I think so yes. As we know, half the panels have a reverse orientation, so I guess we can stick with this. I would say for each panel you could probably keep one coordinate (x,y,z) fixed, and loop over the other two. That should get rid of the massive striding in the 4 panels that wrap around the equator (if you plot the cell indices in paraview you can see visually how these are strided now)

[santiagobadia]

I think that 1 is the way to go. More generally:

1. Define a symbolic mesh TS of dimension DM (only in terms of connectivities, no geometrical info, e.g., coordinates)

2. Define a map f: K \subset DM \to DA, where DA is the ambient space and K is the parametric space of each cell K of the symbolic mesh TS. It provides the geometrical info. The map can be described cell-wise, using panels, FE geometrical maps, etc. Both 1 and 2 are linked.
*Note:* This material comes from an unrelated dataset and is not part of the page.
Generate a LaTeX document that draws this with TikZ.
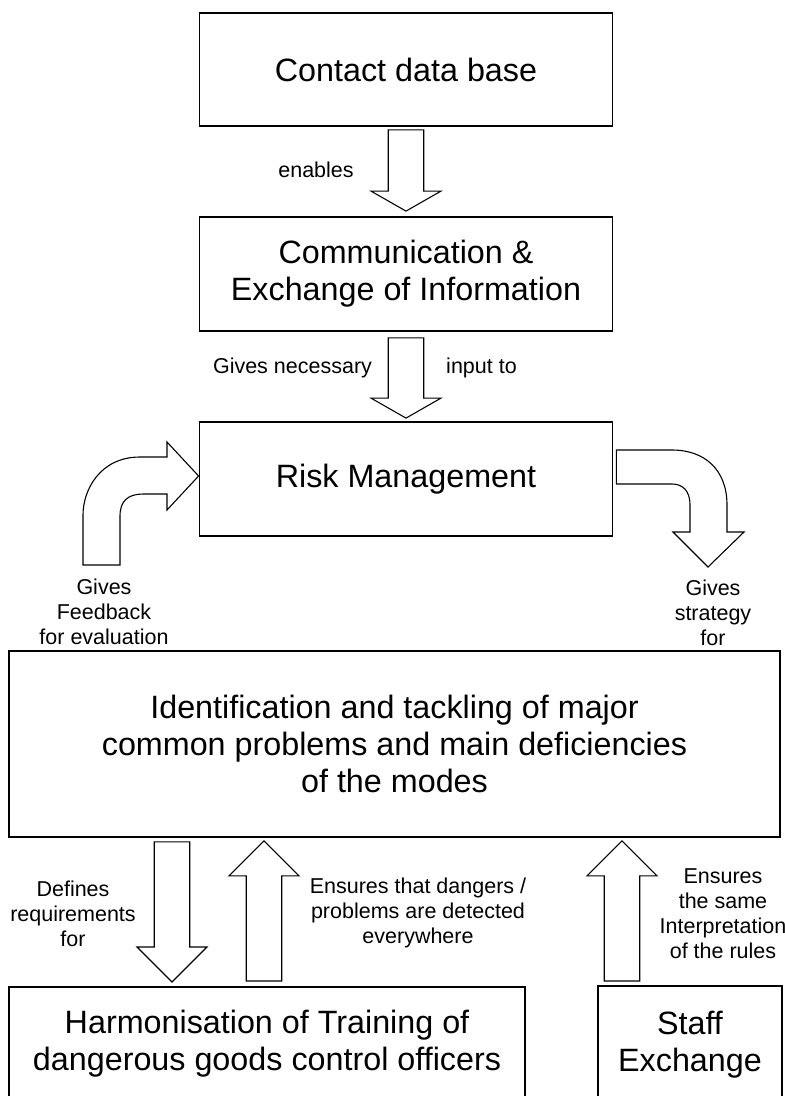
\documentclass[tikz,border=0pt]{standalone}
\usepackage{fontspec}
\setmainfont{Liberation Sans}
\usetikzlibrary{calc}
\tikzset{
  box/.style={draw, line width=1.8pt, align=center, font=\fontsize{32.3}{37}\selectfont},
  lbl/.style={align=center, inner sep=0pt, font=\fontsize{21.5}{25}\selectfont},
  fatline/.style={draw, line width=1.1pt, line join=miter},
}
% hollow block arrow: from, tip, signed head length
\newcommand{\fatarrow}[3]{%
  \draw[fatline] let \p1=(#1), \p2=(#2) in
    ({\x1-17.75pt},\y1) -- ({\x1-17.75pt},{\y2+(#3pt)}) -- ({\x1-35pt},{\y2+(#3pt)}) -- (\x1,\y2)
    -- ({\x1+35pt},{\y2+(#3pt)}) -- ({\x1+17.75pt},{\y2+(#3pt)}) -- ({\x1+17.75pt},\y1) -- cycle;}

\begin{document}
\begin{tikzpicture}[x=1pt,y=1pt]
\useasboundingbox (0,0) rectangle (785,-1096);
\clip (0,0) rectangle (785,-1096);

% boxes
\node[box, minimum width=413pt, minimum height=113pt] (contact) at (406,-69.5) {Contact data base};
\node[box, minimum width=413pt, minimum height=114pt] (comm) at (406,-274) {Communication \&\\Exchange of Information};
\node[box, minimum width=413pt, minimum height=114pt] (risk) at (406,-479) {Risk Management};
\node[box, minimum width=771pt, minimum height=186pt] (ident) at (394.5,-744) {Identification and tackling of major\\common problems and main deficiencies\\of the modes};
\node[box, anchor=north, minimum width=516pt, minimum height=114pt] (harm) at (267,-986) {Harmonisation of Training of\\dangerous goods control officers};
\node[box, anchor=north, minimum width=184pt, minimum height=118pt] (staff) at (690,-985) {Staff\\Exchange};

% straight arrows
\coordinate (enA) at ([yshift=-3pt]contact.south);
\coordinate (enB) at ([yshift=5pt]comm.north);
\fatarrow{enA}{enB}{20}
\coordinate (gvA) at ([yshift=-6pt]comm.south);
\coordinate (gvB) at ([yshift=3pt]risk.north);
\fatarrow{gvA}{gvB}{20}
\coordinate (defA) at ([xshift=-222.5pt,yshift=-4pt]ident.south);
\coordinate (defB) at ([xshift=-95pt,yshift=4pt]harm.north);
\fatarrow{defA}{defB}{35}
\coordinate (ensA) at ([xshift=-3pt,yshift=5pt]harm.north);
\coordinate (ensB) at ([xshift=-130.5pt,yshift=-3pt]ident.south);
\fatarrow{ensA}{ensB}{-35}
\coordinate (intA) at ([xshift=-68pt,yshift=4pt]staff.north);
\coordinate (intB) at ([xshift=227.5pt,yshift=-3pt]ident.south);
\fatarrow{intA}{intB}{-35}

% curved arrows
\draw[fatline] ([yshift=3pt]risk.west) -- (167,-510) -- (167,-494) -- (143,-494)
  .. controls (128,-494) and (120,-501) .. (120,-516) -- (120,-565) -- (83,-565) -- (83,-515)
  .. controls (83,-490) and (100,-457) .. (140,-457) -- (167,-457) -- (167,-442) -- cycle;
\draw[fatline] ([xshift=3pt,yshift=29pt]risk.east) -- (672,-450)
  .. controls (705,-450) and (727,-470) .. (727,-505) -- (727,-532) -- (744,-532) -- (708,-567)
  -- (673,-532) -- (690,-532) -- (690,-505) .. controls (690,-490) and (682,-484) .. (672,-484)
  -- ([xshift=3pt,yshift=-5pt]risk.east) -- cycle;

% labels
\node[lbl] (enables) at (316,-170) {enables};
\node[lbl] (gives) at (292.5,-368) {Gives necessary};
\node[lbl] (input) at (481.5,-368) {input to};
\node[lbl] (feedback) at (104,-612) {Gives\\Feedback\\for evaluation};
\node[lbl] (strategy) at (713,-613) {Gives\\strategy\\for};
\node[lbl] (defines) at (73,-914) {Defines\\requirements\\for};
\node[lbl] (ensures) at (418,-913) {Ensures that dangers /\\problems are detected\\everywhere};
\node[lbl] (same) at (723,-914) {Ensures\\the same\\Interpretation\\of the rules};
\end{tikzpicture}
\end{document}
2'. Instead of the map, we can consider an implicit representation in the future, using a cell-wise metric g. But that is another story.

[amartinhuertas]

Yes, I agree with @santiagobadia ... this is definitely the way to go (also with parallelization in mind). Anyway, I consider this as a long-term goal, just to not forget I have registered it here.

For the experiments that you mention above, @davelee2804, I am positive that the current solution + one computational node in a supercomputer will be sufficient.

[davelee2804]

OK, I trust you :)

[amartinhuertas]

We finally have a p4est-based solution for meshing the sphere. With this tool, this bottleneck is no longer a matter of concern. Clossing the issue.